Saturday, 2 November 2019

8 - Wife number 2: Isabel


I know that the second Mrs Albert (Royal) Delmont (Jones) is off the topic of Watch Tower history, other than perhaps a footnote. However, her assessment of men which you will find at the end of this article is an interesting comment in itself. Isabel Mulhall (Delmont) was a fascinating character. Albert obviously thought so, as newspaper articles of the day describe how he was first smitten just by seeing her picture. It was downhill all the way from then on.

Albert and Isabel were married in 1896 and divorced in 1903. The Washington Post stated that this was after Albert met “financial reverses.” Isabel briefly went on the stage, before becoming Mrs Sidmon McHie.  Somewhere around 1906 she was in the news for accusing her chauffeur of blackmail, a man who was then employed by Mr McHie.  Sidmon was a Wall Street operator and publisher – and millionaire – you could smell the money. At a hurried secret ceremony they married in 1909. (see The Washington Post, August 1, 1909).

Isabel thereafter went by the name of either Isabel M McHie or Isabel D McHie, and one assumes the D stood for Delmont. She must have had financial assets of her own or been given some by Sidmon, because in 1919 she and her husband made wills leaving the other partner as main beneficiary. This became complicated when they separated acrimoniously in 1925. In 1926 an agreement was forged where Sidmon would give her certain assets and also pay her an allowance of a thousand dollars a month for as long as she lived. But there was a condition. The sixth covenant of the document said: “It is agreed that the parties shall live apart and separate and shall not annoy or molest each other.”

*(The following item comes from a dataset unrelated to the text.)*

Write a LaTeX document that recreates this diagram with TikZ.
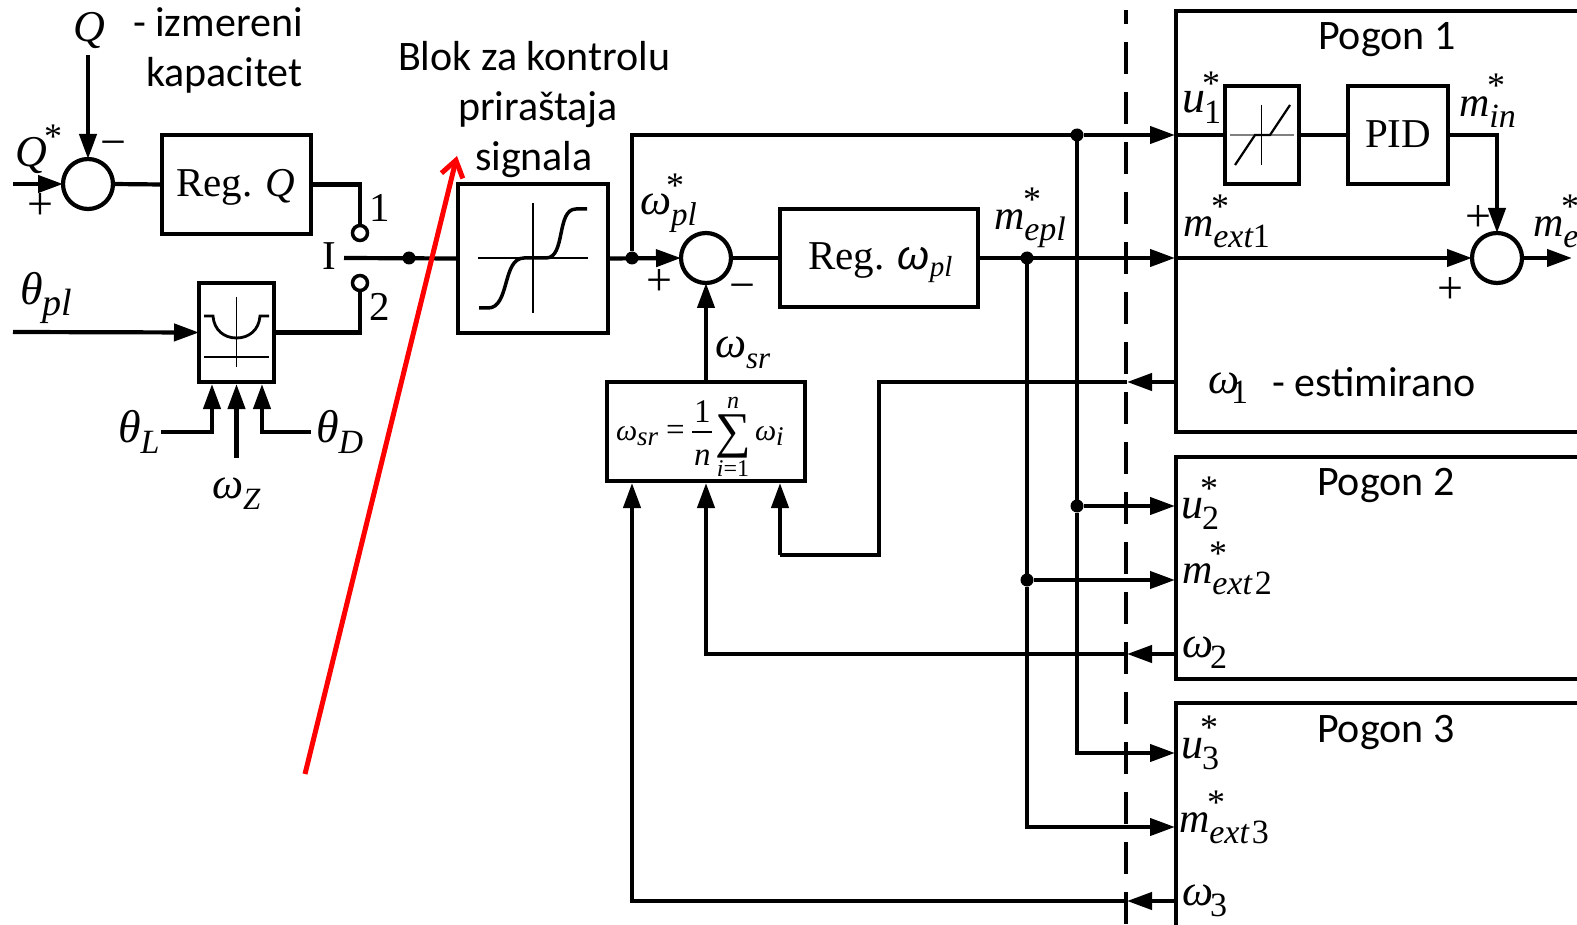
\documentclass[tikz,border=0pt]{standalone}
\usepackage{fontspec}
\setmainfont{Liberation Serif}
\newfontfamily\calfont{Carlito}
\newfontfamily\sansgr{Liberation Sans}
\usetikzlibrary{arrows.meta}
\newcommand\sy[2]{#1\raisebox{-11pt}{\fontsize{34}{34}\selectfont #2}}
\newcommand\sm[2]{#1\raisebox{-5pt}{\fontsize{27}{27}\selectfont #2}}
\newcommand\up[1]{{\upshape #1}}
\newcommand\gth{{\fontsize{46}{46}\selectfont θ}}
\newcommand\gom{{\fontsize{44}{44}\selectfont ω}}
\newcommand\gu{{\fontsize{44}{44}\selectfont u}}
\newcommand\gm{{\fontsize{42}{42}\selectfont m}}
\tikzset{
  x=1pt,y=-1pt,
  every path/.style={line width=4.2pt},
  arr/.style={-{Triangle[length=25pt,width=17pt]}},
  box/.style={draw,rectangle,inner sep=0pt,outer sep=0pt,line width=4.2pt},
  sumc/.style={draw,circle,minimum size=50pt,inner sep=0pt,outer sep=0pt,line width=4.2pt},
  jdot/.style={fill,circle,minimum size=13pt,inner sep=0pt,outer sep=0pt},
  opn/.style={draw,circle,fill=white,minimum size=15pt,inner sep=0pt,outer sep=0pt,line width=3.5pt},
  lbl/.style={anchor=base west,inner sep=0pt,outer sep=0pt,font=\fontsize{40}{40}\selectfont\itshape},
  rml/.style={anchor=base west,inner sep=0pt,outer sep=0pt,font=\fontsize{41}{41}\selectfont},
  ctxt/.style={anchor=base west,inner sep=0pt,outer sep=0pt,yshift=-2pt,font=\fontsize{42}{42}\selectfont\calfont},
  starl/.style={anchor=base,inner sep=0pt,outer sep=0pt,yshift=-17pt,font=\fontsize{36}{36}\selectfont},
  sign/.style={anchor=base,inner sep=0pt,outer sep=0pt,yshift=-11.5pt,font=\fontsize{46}{46}\selectfont},
  fml/.style={anchor=base west,inner sep=0pt,outer sep=0pt,font=\fontsize{33}{33}\selectfont\itshape},
  fmc/.style={anchor=base,inner sep=0pt,outer sep=0pt,font=\fontsize{24}{24}\selectfont\itshape},
  axis/.style={line width=1.3pt},
  curve/.style={line width=2.8pt},
}
\begin{document}
\begin{tikzpicture}
\useasboundingbox (0,0) rectangle (1577,925);
% blocks
\node[sumc] (sumQ) at (88,184) {};
\node[box,minimum width=149pt,minimum height=99pt] (regQ) at (236.5,184.5) {};
\node[opn] (sw1) at (360,233) {};
\node[opn] (sw2) at (360,283) {};
\node[box,minimum width=75pt,minimum height=99pt] (cam) at (236.5,332.5) {};
\node[box,minimum width=150pt,minimum height=149pt] (lim) at (533,258.5) {};
\node[sumc] (sumW) at (706,258) {};
\node[box,minimum width=198pt,minimum height=98pt] (regW) at (879,258) {};
\node[box,minimum width=198pt,minimum height=99pt] (avg) at (706,431.5) {};
\node[box,minimum width=420pt,minimum height=421pt] (pog1) at (1386,221.5) {};
\node[box,minimum width=420pt,minimum height=222pt] (pog2) at (1386,568) {};
\node[box,minimum width=420pt,minimum height=240pt] (pog3) at (1386,823) {};
\node[box,minimum width=74pt,minimum height=98pt] (sat) at (1262,135) {};
\node[box,minimum width=100pt,minimum height=98pt] (pid) at (1398,135) {};
\node[sumc] (sum1) at (1497,258) {};
% free ends
\coordinate (qin) at (13,184);
\coordinate (qtop) at (88,55);
\coordinate (swc) at (344,258);
\coordinate (thin) at (13,332);
\coordinate (camL) at (212,384);
\coordinate (camM) at (236.5,384);
\coordinate (camR) at (262,384);
\coordinate (tL) at (161,432);
\coordinate (wZ) at (236.5,458);
\coordinate (tD) at (311,432);
\coordinate (u1in) at (1175,135);
\coordinate (m1in) at (1175,258);
\coordinate (u2in) at (1175,506);
\coordinate (m2in) at (1175,580);
\coordinate (u3in) at (1175,753);
\coordinate (m3in) at (1175,827);
\coordinate (w1b) at (1176,382);
\coordinate (w2b) at (1176,654);
\coordinate (w3b) at (1176,901);
\coordinate (w1t) at (1127,382);
\coordinate (w2t) at (1127,654);
\coordinate (w3t) at (1127,901);
\coordinate (a3) at (632,483);
\coordinate (a2) at (706,483);
\coordinate (a1) at (780,483);
\coordinate (k1) at (879,382);
\coordinate (k2) at (879,555);
\coordinate (k3) at (780,555);
\coordinate (outm) at (1572,258);
\coordinate (sat1) at (1176,135);
\coordinate (m1b) at (1176,258);
% junctions
\node[jdot] (j1) at (409,258) {};
\node[jdot] (j2) at (632,258) {};
\node[jdot] (j3) at (1027,258) {};
\node[jdot] (j4) at (1077,135) {};
\node[jdot] (j5) at (1077,506) {};
\node[jdot] (j6) at (1027,580) {};
% connectors
\draw[arr] (qin) -- (sumQ.west);
\draw[arr] (qtop) -- (sumQ.north);
\draw (sumQ.east) -- (regQ.west);
\draw (regQ.east) -| (sw1.north);
\draw (swc) -- (lim.west);
\draw[arr] (thin) -- (cam.west);
\draw (cam.east) -| (sw2.south);
\draw[arr] (tL) -| (camL);
\draw[arr] (wZ) -- (camM);
\draw[arr] (tD) -| (camR);
\draw[arr] (lim.east) -- (sumW.west);
\draw (j2) |- (j4);
\draw[arr] (j4) -- (u1in);
\draw[arr] (avg.north) -- (sumW.south);
\draw (sumW.east) -- (regW.west);
\draw[arr] (regW.east) -- (m1in);
\draw (j3) -- (j6);
\draw[arr] (j6) |- (m3in);
\draw[arr] (j6) -- (m2in);
\draw (j4) -- (j5);
\draw[arr] (j5) |- (u3in);
\draw[arr] (j5) -- (u2in);
\draw (sat1) -- (sat.west);
\draw (sat.east) -- (pid.west);
\draw[arr] (pid.east) -| (sum1.north);
\draw[arr] (m1b) -- (sum1.west);
\draw[arr] (sum1.east) -- (outm);
\draw[arr] (w1b) -- (w1t);
\draw[arr] (w2b) -- (w2t);
\draw[arr] (w3b) -- (w3t);
\draw (w1t) -- (k1) -- (k2) -- (k3);
\draw[arr] (k3) -- (a1);
\draw[arr] (w2t) -| (a2);
\draw[arr] (w3t) -| (a3);
% dashed boundary
\coordinate (dash1) at (1126,10);
\coordinate (dash2) at (1126,925);
\draw[dash pattern=on 32pt off 18pt,dash phase=18pt] (dash1) -- (dash2);
% block glyphs
\draw[axis] (236.5,297) -- (236.5,367);
\draw[axis] (204,357) -- (269,357);
\draw[curve] (204,316) -- (213,316) .. controls (214,330) and (224,338) .. (236.5,338) .. controls (249,338) and (259,330) .. (260,316) -- (269,316);
\draw[line width=2pt] (533,203) -- (533,313);
\draw[line width=2pt] (478,258) -- (588,258);
\draw[line width=3.5pt] (479,308) -- (488,308) .. controls (510,308) and (502,258) .. (524,258) -- (546,258) .. controls (566,258) and (556,209) .. (576,209) -- (587,209);
\draw[axis] (1261.5,105) -- (1261.5,165);
\draw[axis,draw=gray] (1230,135) -- (1294,135);
\draw[line width=2.2pt] (1235,165) -- (1255,135) -- (1270,135) -- (1290,105);
% left labels
\node[lbl,font=\fontsize{44}{44}\selectfont\itshape] (lQ) at (73,42) {Q};
\node[lbl,font=\fontsize{44}{44}\selectfont\itshape] (lQs) at (15,167) {Q};
\node[starl] (sQ) at (53,132) {*};
\node[sign] (pQ) at (40,208) {+};
\node[sign] (mQ) at (113,146) {−};
\node[rml] (tRegQ) at (176,197) {Reg. \textit{Q}};
\node[rml] (tI) at (322,270) {I};
\node[rml] (t1) at (369,222) {1};
\node[rml] (t2) at (369,320) {2};
\node[lbl] (lthpl) at (20,305) {\sy{\gth}{\fontsize{38}{38}\selectfont pl}};
\node[lbl] (lthL) at (118,442) {\sy{\gth}{L}};
\node[lbl] (lthD) at (316,442) {\sy{\gth}{D}};
\node[lbl] (lwZ) at (212,498) {\sy{\gom}{\fontsize{31}{31}\selectfont Z}};
\node[ctxt] (tizm) at (133,35) {- izmereni};
\node[ctxt] (tkap) at (146,85) {kapacitet};
\node[ctxt] (tb1) at (398,69) {Blok za kontrolu};
\node[ctxt] (tb2) at (458,119) {priraštaja};
\node[ctxt] (tb3) at (475,169) {signala};
% centre labels
\node[lbl] (lwpl) at (640,215) {\sy{\gom}{\fontsize{33}{33}\selectfont pl}};
\node[starl] (swpl) at (675,181) {*};
\node[sign] (pW) at (659,284) {+};
\node[sign] (mW) at (742,289) {−};
\node[rml] (tRegW) at (808,270) {Reg. {\sansgr\itshape ω}\raisebox{-7pt}{\fontsize{29}{29}\selectfont\itshape pl}};
\node[lbl] (lmepl) at (994,230) {\sy{\gm}{epl}};
\node[starl] (smepl) at (1032,195) {*};
\node[lbl] (lwsr) at (715,357) {\sy{\gom}{\fontsize{31}{31}\selectfont sr}};
% formula
\node[fml,font=\fontsize{30}{30}\selectfont\itshape] (f1) at (616,440) {\sm{ω}{sr}};
\node[fml] (f2) at (666,440) {\upshape =};
\node[fml] (f3) at (694,422) {\upshape 1};
\coordinate (fb1) at (692,432);
\coordinate (fb2) at (712,432);
\draw[line width=1.2pt] (fb1) -- (fb2);
\node[fml] (f4) at (694,465) {n};
\node[anchor=base,inner sep=0pt,font=\fontsize{50}{50}\selectfont] (f5) at (733,447) {∑};
\node[fmc] (f6) at (733,408) {n};
\node[fmc] (f7) at (733,476) {i\upshape =1};
\node[fml,font=\fontsize{30}{30}\selectfont\itshape] (f8) at (755,440) {\sm{ω}{i}};
% Pogon 1
\node[ctxt] (tp1) at (1318,48) {Pogon 1};
\node[lbl] (lu1) at (1182,113) {\sy{{\fontsize{46}{46}\selectfont u}\kern-1pt}{\up{1}}};
\node[starl] (su1) at (1211,79) {*};
\node[lbl] (lm1) at (1183,237) {\sy{\gm}{ext\up{1}}};
\node[starl] (sm1) at (1220,202) {*};
\node[lbl] (lmin) at (1459,117) {\sy{\gm}{in}};
\node[starl] (smin) at (1496,81) {*};
\node[lbl] (lme) at (1533,237) {\sy{\gm}{e}};
\node[starl] (sme) at (1570,202) {*};
\node[rml] (tPID) at (1365,148) {PID};
\node[sign] (p1a) at (1478,220) {+};
\node[sign] (p1b) at (1450,292) {+};
\node[lbl] (lw1) at (1208,393) {\gom\kern-8pt\raisebox{-10pt}{\fontsize{34}{34}\selectfont\upshape 1}};
\node[ctxt] (test) at (1272,394) {- estimirano};
% Pogon 2
\node[ctxt] (tp2) at (1317,493) {Pogon 2};
\node[lbl] (lu2) at (1181,518) {\sy{\gu\kern-1pt}{\up{2}}};
\node[starl] (su2) at (1209,483) {*};
\node[lbl] (lm2) at (1182,583) {\sy{\gm}{ext\kern3pt\up{2}}};
\node[starl] (sm2) at (1218,548) {*};
\node[lbl] (lw2) at (1182,657) {\sy{\gom\kern-3pt}{\up{2}}};
% Pogon 3
\node[ctxt] (tp3) at (1317,740) {Pogon 3};
\node[lbl] (lu3) at (1181,758) {\sy{\gu\kern-1pt}{\up{3}}};
\node[starl] (su3) at (1209,722) {*};
\node[lbl] (lm3) at (1179,832) {\sy{\gm}{ext\kern3pt\up{3}}};
\node[starl] (sm3) at (1216,797) {*};
\node[lbl] (lw3) at (1182,905) {\sy{\gom\kern-3pt}{\up{3}}};
% red annotation arrow
\coordinate (r1) at (305,774);
\coordinate (r2) at (457,156);
\draw[red,line width=5pt,-{Straight Barb[length=16pt,width=22pt]}] (r1) -- (r2);
\end{tikzpicture}
\end{document}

Salmon stopped paying the allowance in 1932 claiming in subsequent legal proceedings that Isabel had indeed continued to annoy and molest him. He divorced her in 1936 on the grounds of HER “cruel and inhuman treatment.” (See Fifth Avenue Bank of New York v. Hammond Realty Co., Court of Appeals for Seventh Circuit, October 30, 1942).

Isabel made the newspapers quite regularly. One occasion she was locked in the brig of a steamship for causing a disturbance. (According to the Milwaukee Sentinel for December 20, 1942, she tried to sue the Cunard Steamship Line for $100,000 over the incident, but the company successfully proved she had been – quote -“obstreperous”). When choirboys practiced at a church opposite her she played Caruso records at full blast! (The same citation from Milwaukee Sentinel). A ruckus at a Baltimore hotel resulted in her being committed to an asylum but she escaped when a Brooklyn clergyman (or someone dressed as one) came to visit with a heavily veiled woman, who exchanged places with her. (This of course is if the Brooklyn Standard Union paper for May 13, 1931 is to be believed.)

In 1935 she made the news again when she was “taken from a train” after throwing large sums of money out of it. From the New York Evening Post for March 22, 1935.


Isabel died in 1939 at the age of 63, after an exciting if not exactly happy life. She had been living at the home of her mother, Susan Mulhall, and her final resting place was at the Fresh Pond Crematory and Columbarium, Queen County, New York. You can check this out on Find a Grave.

Her paranoia was indicated by her will, which provided substantial funds for an autopsy and investigation in case she had been poisoned.

Then the fun started again. Who would inherit her sizeable fortune? Her father, who had deserted the family nearly 60 years before, suddenly reappeared to make a claim. The Milwaukee Sentinel for December 17, 1942 managed to snap a tender moment on the court steps between her parents.


A younger person called a protégé, also made a claim. And ex-husband Sidmon, who was still alive, made a claim. And the squabble went on until 1943, when finally her wishes were granted. (See Bingham Press, February 15, 1943). So where did the rump of her fortune go? It was left to a dog’s home that trained guide dogs for the blind.

And here is the punch line. Maybe it was the absent father, maybe it was the two husbands (both old enough to be her father, and including of course our own ADJ) – but she planned a sculptured bust of herself in her own memory, headed by the words which also adorned her stationery. It was a quote originally attributed to Mme de Sevigne (1626-1696):

THE MORE I SEE OF MEN, THE MORE I ADMIRE DOGS!